New study into William Golding’s manuscripts and letters to offer fresh insights into the creation of Lord of the Flies
Molly Thatcher, a third-year undergraduate at the University of Exeter, has been awarded a paid internship to bring to a wider audience to one of the most important literary manuscripts of the 20th century.
A yellowing exercise book with the cover ripped off; it may not look especially enticing, but the first draft of William Golding’s Lord of the Flies is one of the treasures held in the University’s Special Collections. Golding was born in Newquay, and spent his entire life in the South West. After winning the Nobel Prize in Literature in 1983, he returned to Cornwall, where he died in 1993. In 2014, his family placed the drafts and notebooks of all his published novels on loan at the University.
Now, thanks to the financial support of the College of Humanities, Molly will transcribe passages from the Lord of the Flies manuscript that had been dropped before publication, as well as correspondence about the novel between Golding and his editor at Faber & Faber, Charles Monteith.
Prof Tim Kendall, Academic Director of Special Collections, said: “Monteith insisted on a number of changes: a description of nuclear war was cut, as was a more detailed characterisation of Simon, a boy whose mystical powers, in the first draft, allow him to communicate directly with God. Molly’s contribution will be invaluable in helping us to understand how Lord of the Flies evolved from a dog-eared manuscript rejected by countless publishers into one of most influential novels of the last century.”
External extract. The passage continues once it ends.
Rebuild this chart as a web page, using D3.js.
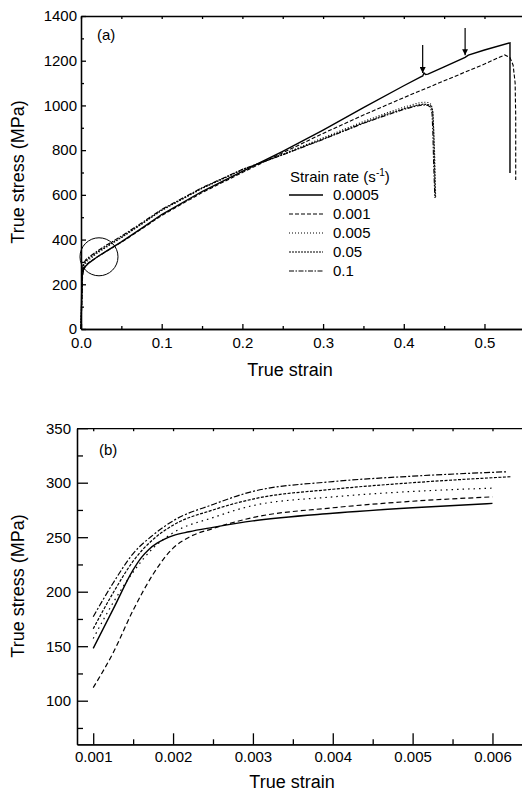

Molly said: “I am looking forward to getting started, and drawing out a more complex understanding of how this monumental classic came into being. Threats of nuclear war and images of apocalyptic burning forests still permeate the social consciousness, making this prestigious project work invaluable. By considering the editorial revisions of the novel, from concept to print, the project will hopefully highlight the contemporary discourses of power, and ultimately invite comparison to modern debates.”